Bolinao 52 is another thread in the same tapestry with different twists. In 1988, a boat with 110 Vietnamese left the country seeking refuge. After 37 days at sea, the 52 survivors were rescued by Filipino fishermen. Those 37 days tell a harrowing story of abandonment, false promises, compassion fatigue by passersby and, ultimately, survival by cannibalism. It was filmed by Duc Nguyen, himself a boat person, albeit under happier circumstances.

The still controversial issue of Agent Orange is highlighted in The Last Ghost of War, a documentary by Pham Quoc Thai and Janet Gardner. The film is a good primer on this problem that still afflicts millions of Vietnamese, including many VietAms.

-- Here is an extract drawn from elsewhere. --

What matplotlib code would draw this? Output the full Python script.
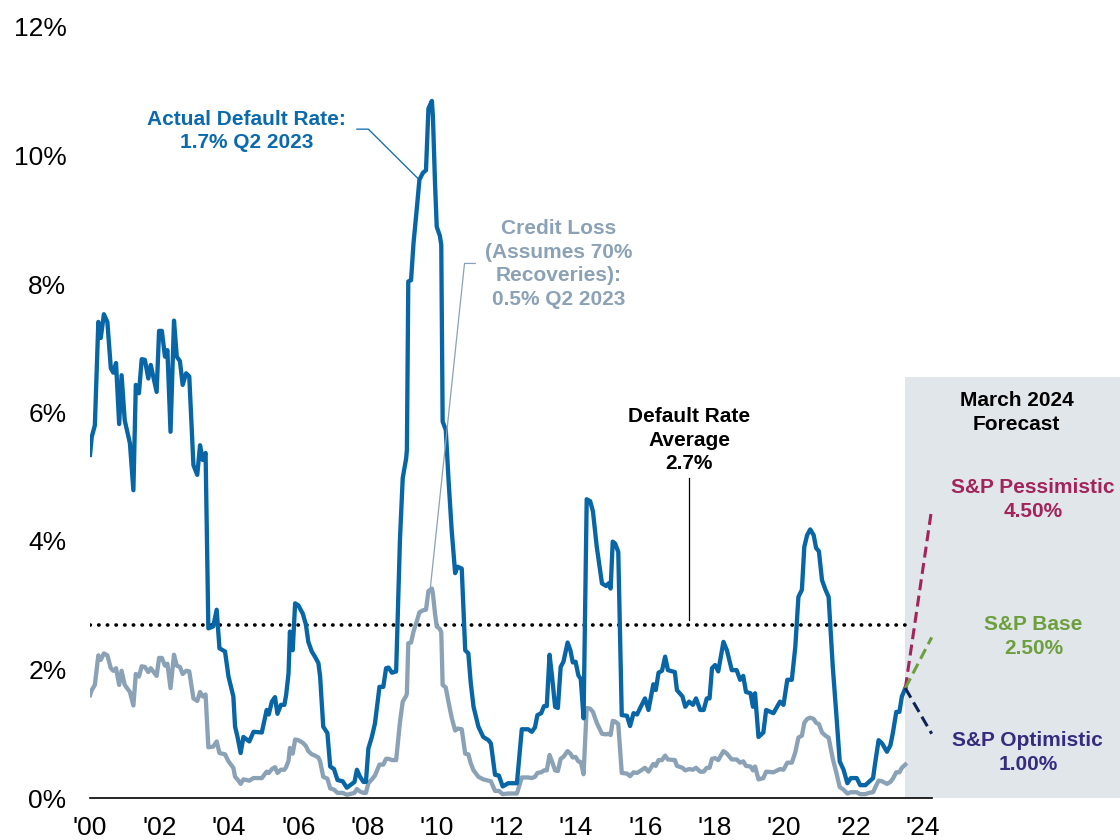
import matplotlib
matplotlib.use("Agg")
import matplotlib.pyplot as plt
from matplotlib.patches import Rectangle

plt.rcParams['font.family'] = ['Liberation Sans', 'DejaVu Sans']

# decimal year of each reading
dates = [2000.00, 2000.05, 2000.14, 2000.24, 2000.31, 2000.40, 2000.50, 2000.60, 2000.67, 2000.75,
         2000.84, 2000.91, 2001.00, 2001.15, 2001.25, 2001.32, 2001.41, 2001.49, 2001.58, 2001.68,
         2001.75, 2001.92, 2001.99, 2002.07, 2002.16, 2002.23, 2002.32, 2002.42, 2002.50, 2002.59,
         2002.67, 2002.77, 2002.86, 2002.98, 2003.09, 2003.17, 2003.25, 2003.33, 2003.41, 2003.55,
         2003.65, 2003.73, 2003.89, 2003.99, 2004.13, 2004.18, 2004.25, 2004.34, 2004.42, 2004.59,
         2004.71, 2004.95, 2005.09, 2005.15, 2005.24, 2005.33, 2005.40, 2005.50, 2005.60, 2005.65,
         2005.72, 2005.76, 2005.84, 2005.91, 2006.00, 2006.13, 2006.22, 2006.29, 2006.39, 2006.48,
         2006.58, 2006.63, 2006.72, 2006.84, 2006.92, 2007.03, 2007.13, 2007.28, 2007.40, 2007.55,
         2007.62, 2007.69, 2007.78, 2007.88, 2007.95, 2008.02, 2008.12, 2008.21, 2008.34, 2008.45,
         2008.53, 2008.60, 2008.70, 2008.82, 2008.93, 2009.01, 2009.11, 2009.13, 2009.17, 2009.25,
         2009.32, 2009.42, 2009.49, 2009.59, 2009.68, 2009.75, 2009.85, 2009.88, 2009.94, 2009.99,
         2010.08, 2010.12, 2010.16, 2010.25, 2010.33, 2010.42, 2010.52, 2010.59, 2010.71, 2010.81,
         2010.90, 2010.97, 2011.05, 2011.19, 2011.33, 2011.48, 2011.55, 2011.67, 2011.78, 2011.89,
         2012.05, 2012.30, 2012.44, 2012.62, 2012.73, 2012.82, 2012.89, 2013.00, 2013.08, 2013.16,
         2013.24, 2013.31, 2013.40, 2013.48, 2013.56, 2013.64, 2013.76, 2013.84, 2013.91, 2013.99,
         2014.07, 2014.14, 2014.22, 2014.31, 2014.41, 2014.49, 2014.60, 2014.75, 2014.87, 2014.94,
         2015.00, 2015.06, 2015.13, 2015.22, 2015.32, 2015.47, 2015.56, 2015.66, 2015.76, 2015.85,
         2015.99, 2016.09, 2016.23, 2016.30, 2016.38, 2016.48, 2016.57, 2016.65, 2016.85, 2016.91,
         2017.07, 2017.15, 2017.26, 2017.37, 2017.46, 2017.58, 2017.68, 2017.77, 2017.85, 2017.92,
         2018.01, 2018.10, 2018.25, 2018.35, 2018.49, 2018.63, 2018.73, 2018.82, 2018.90, 2019.03,
         2019.10, 2019.16, 2019.26, 2019.40, 2019.48, 2019.69, 2019.88, 2019.98, 2020.09, 2020.22,
         2020.32, 2020.41, 2020.51, 2020.58, 2020.66, 2020.75, 2020.85, 2020.92, 2021.00, 2021.09,
         2021.19, 2021.28, 2021.40, 2021.50, 2021.60, 2021.71, 2021.82, 2021.92, 2022.09, 2022.19,
         2022.34, 2022.44, 2022.56, 2022.62, 2022.72, 2022.82, 2022.96, 2023.06, 2023.13, 2023.23,
         2023.32, 2023.39, 2023.49]

default_rate = [5.34, 5.62, 5.80, 7.41, 7.16, 7.53, 7.41, 6.69, 6.62, 6.77,
                5.82, 6.58, 5.88, 5.52, 4.79, 6.43, 6.30, 6.83, 6.82, 6.53,
                6.74, 6.32, 7.27, 7.27, 6.87, 6.97, 5.70, 7.43, 6.87, 6.80,
                6.43, 6.61, 6.56, 5.18, 5.03, 5.49, 5.26, 5.37, 2.64, 2.67,
                2.93, 2.33, 2.28, 1.89, 1.58, 1.11, 0.95, 0.70, 0.95, 0.88,
                1.03, 1.02, 1.37, 1.30, 1.50, 1.57, 1.31, 1.45, 1.45, 1.60,
                1.94, 2.59, 2.30, 3.03, 3.00, 2.87, 2.70, 2.43, 2.28, 2.20,
                2.10, 1.89, 1.11, 1.01, 0.49, 0.45, 0.28, 0.26, 0.16, 0.22,
                0.25, 0.44, 0.33, 0.25, 0.25, 0.77, 0.95, 1.16, 1.73, 1.73,
                2.02, 2.03, 1.95, 1.97, 4.02, 4.98, 5.29, 5.42, 8.04, 8.06,
                8.63, 9.20, 9.62, 9.73, 9.77, 10.73, 10.85, 10.60, 9.57, 8.89,
                8.75, 8.61, 5.86, 5.73, 4.95, 4.17, 3.50, 3.60, 3.57, 2.30,
                2.25, 1.79, 1.42, 1.11, 0.95, 0.90, 0.85, 0.36, 0.35, 0.18,
                0.23, 0.23, 1.07, 1.07, 1.03, 1.10, 1.29, 1.32, 1.43, 1.43,
                2.23, 1.90, 1.42, 1.40, 2.04, 2.12, 2.42, 2.30, 2.11, 2.12,
                1.91, 1.85, 1.24, 4.65, 4.62, 4.46, 3.91, 3.34, 3.30, 3.34,
                3.26, 3.99, 3.96, 3.83, 1.29, 1.28, 1.12, 1.32, 1.30, 1.40,
                1.55, 1.37, 1.77, 1.68, 1.95, 1.98, 2.20, 1.99, 1.96, 1.68,
                1.58, 1.42, 1.50, 1.45, 1.55, 1.37, 1.37, 1.55, 1.55, 2.02,
                2.07, 1.97, 2.43, 2.30, 1.99, 1.99, 1.84, 1.90, 1.65, 1.63,
                1.42, 1.63, 0.95, 1.02, 1.37, 1.32, 1.50, 1.45, 1.84, 1.84,
                2.35, 3.13, 3.24, 3.91, 4.09, 4.18, 4.09, 3.89, 3.84, 3.39,
                3.24, 3.13, 2.04, 1.32, 0.57, 0.44, 0.23, 0.31, 0.31, 0.20,
                0.20, 0.25, 0.31, 0.54, 0.90, 0.85, 0.72, 0.82, 1.01, 1.34,
                1.34, 1.58, 1.71]

credit_loss = [1.60, 1.68, 1.76, 2.22, 2.15, 2.25, 2.22, 2.02, 1.98, 2.02,
               1.76, 1.98, 1.76, 1.65, 1.44, 1.93, 1.89, 2.05, 2.04, 1.96,
               2.02, 1.90, 2.18, 2.18, 2.06, 2.09, 1.71, 2.23, 2.06, 2.04,
               1.93, 1.98, 1.97, 1.55, 1.51, 1.65, 1.58, 1.61, 0.79, 0.80,
               0.88, 0.70, 0.68, 0.57, 0.47, 0.33, 0.29, 0.22, 0.29, 0.27,
               0.31, 0.31, 0.41, 0.39, 0.45, 0.48, 0.39, 0.44, 0.44, 0.48,
               0.58, 0.78, 0.69, 0.91, 0.90, 0.86, 0.81, 0.73, 0.68, 0.66,
               0.63, 0.57, 0.33, 0.30, 0.15, 0.13, 0.08, 0.08, 0.05, 0.07,
               0.08, 0.14, 0.10, 0.08, 0.08, 0.23, 0.29, 0.35, 0.52, 0.52,
               0.61, 0.61, 0.59, 0.59, 1.18, 1.50, 1.59, 1.63, 2.41, 2.42,
               2.59, 2.76, 2.89, 2.92, 2.93, 3.22, 3.26, 3.18, 2.87, 2.67,
               2.63, 2.58, 1.76, 1.72, 1.49, 1.25, 1.05, 1.08, 1.07, 0.69,
               0.68, 0.54, 0.43, 0.33, 0.29, 0.27, 0.26, 0.11, 0.11, 0.06,
               0.07, 0.07, 0.32, 0.32, 0.31, 0.33, 0.39, 0.40, 0.43, 0.43,
               0.67, 0.57, 0.43, 0.42, 0.61, 0.64, 0.73, 0.69, 0.63, 0.64,
               0.57, 0.56, 0.37, 1.40, 1.39, 1.34, 1.17, 1.00, 0.99, 1.00,
               0.98, 1.20, 1.19, 1.15, 0.39, 0.38, 0.34, 0.40, 0.39, 0.42,
               0.47, 0.41, 0.53, 0.50, 0.59, 0.59, 0.66, 0.60, 0.59, 0.50,
               0.47, 0.43, 0.45, 0.44, 0.47, 0.41, 0.41, 0.47, 0.47, 0.61,
               0.62, 0.59, 0.73, 0.69, 0.60, 0.60, 0.55, 0.57, 0.50, 0.49,
               0.43, 0.49, 0.29, 0.31, 0.41, 0.40, 0.45, 0.44, 0.55, 0.55,
               0.71, 0.94, 0.97, 1.17, 1.23, 1.25, 1.23, 1.17, 1.15, 1.02,
               0.97, 0.94, 0.61, 0.40, 0.17, 0.13, 0.07, 0.09, 0.09, 0.06,
               0.06, 0.08, 0.09, 0.16, 0.27, 0.26, 0.22, 0.25, 0.30, 0.40,
               0.40, 0.47, 0.52]

average_rate = 2.7
forecast_start = (2023.49, 1.71)
forecast_end = 2024.25
forecast_names = ['S&P Pessimistic', 'S&P Base', 'S&P Optimistic']
forecast_values = [4.50, 2.50, 1.00]

year_ticks = list(range(2000, 2025, 2))
year_labels = ["'%02d" % (y - 2000) for y in year_ticks]
pct_ticks = list(range(0, 13, 2))

blue = '#0866A6'
grey = '#8BA2B6'
line_cols = ['#A3245C', '#6E9F3E', '#0F2456']
text_cols = ['#A3245C', '#6E9F3E', '#352C80']

fig = plt.figure(figsize=(11.2, 8.4), dpi=100)
ax = fig.add_axes([90 / 1120, 42 / 840, 841.7 / 1120, 771 / 840])

# forecast panel
ax.add_patch(Rectangle((2023.49, 0), 7, 6.55, facecolor='#E1E6EB', edgecolor='none',
                       clip_on=False, zorder=0))

ax.plot(dates, credit_loss, color=grey, lw=3.1, zorder=3, solid_joinstyle='round')
ax.plot(dates, default_rate, color=blue, lw=3.1, zorder=4, solid_joinstyle='round')

ax.plot([2000, 2023.5], [average_rate, average_rate], color='black', lw=2.6,
        linestyle=(0, (0.1, 2.3)), dash_capstyle='round', zorder=2)

for val, c in zip(forecast_values, line_cols):
    ax.plot([forecast_start[0], forecast_end], [forecast_start[1], val], color=c, lw=2.2,
            linestyle=(0, (3.6, 1.8)), zorder=5, clip_on=False)

fs = 15
ls = 1.32
ax.text(2004.52, 10.38, 'Actual Default Rate:\n1.7% Q2 2023', color='#0B6AAE', fontsize=fs,
        fontweight='bold', ha='center', va='center', linespacing=ls)
ax.plot([2007.69, 2008.02, 2009.49], [10.41, 10.41, 9.62], color=blue, lw=0.9, zorder=5)

ax.text(2013.5, 8.31, 'Credit Loss\n(Assumes 70%\nRecoveries):\n0.5% Q2 2023', color=grey,
        fontsize=fs, fontweight='bold', ha='center', va='center', linespacing=ls)
ax.plot([2011.10, 2010.79, 2009.80], [8.32, 8.32, 3.24], color=grey, lw=0.9, zorder=5)

ax.text(2017.26, 5.57, 'Default Rate\nAverage\n2.7%', color='black', fontsize=fs,
        fontweight='bold', ha='center', va='center', linespacing=ls)
ax.plot([2017.26, 2017.26], [4.98, 2.77], color='black', lw=0.9, zorder=5)

ax.text(2026.69, 6.0, 'March 2024\nForecast', color='black', fontsize=fs,
        fontweight='bold', ha='center', va='center', linespacing=ls)
label_pos = [(2027.17, 4.65), (2027.18, 2.51), (2027.02, 0.71)]
for name, val, c, (lx, ly) in zip(forecast_names, forecast_values, text_cols, label_pos):
    ax.text(lx, ly, '%s\n%.2f%%' % (name, val), color=c, fontsize=fs, fontweight='bold',
            ha='center', va='center', linespacing=ls)

ax.set_xlim(2000, 2024.25)
ax.set_ylim(0, 12)
ax.set_xticks(year_ticks)
ax.set_xticklabels(year_labels)
ax.set_yticks(pct_ticks)
ax.set_yticklabels(['%d%%' % p for p in pct_ticks])
ax.tick_params(axis='both', length=0, labelsize=19)
ax.tick_params(axis='x', pad=13)
ax.tick_params(axis='y', pad=17)
for s in ['top', 'right', 'left']:
    ax.spines[s].set_visible(False)
ax.spines['bottom'].set_linewidth(1.2)
ax.spines['bottom'].set_zorder(6)
ax.patch.set_alpha(0)

fig.savefig('out.png', dpi=100)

In July, the Bay Area will host the premiere of a film about a more personal experience with Agent Orange. Greg Davis was exposed to Agent Orange while serving in Vietnam and, as a result, died in 2003. His wife, filmmaker Masako Sakata, set out to learn about Agent Orange and its impact in the country today. Agent Orange: A Personal Requiem will be shown at the Koret Auditorium of the San Francisco Public Library (at Larkin and Grove streets) on Thursday, July 10, at 6 p.m., with Ms. Sakata in attendance.

Vu-Duc Vuong is a teacher and writer in the Bay Area. vuduc.vuong@gmail.com

Comments

  1. Prof. Vuong:
    Of your countdown of films on the Vietnam tragedy, personally, I find “Oh Saigon,” sight unseen, more than moving.
    Very simply, because the filmmaker evinces the full scale of said tragedy, in brothers who fought for BOTH sides and one who was “pacifist.”
    The microcosmos itself, for we are ALL, individually and collectively, on either or both “sides,” and one, inevitably, choosing the Tao of integrity.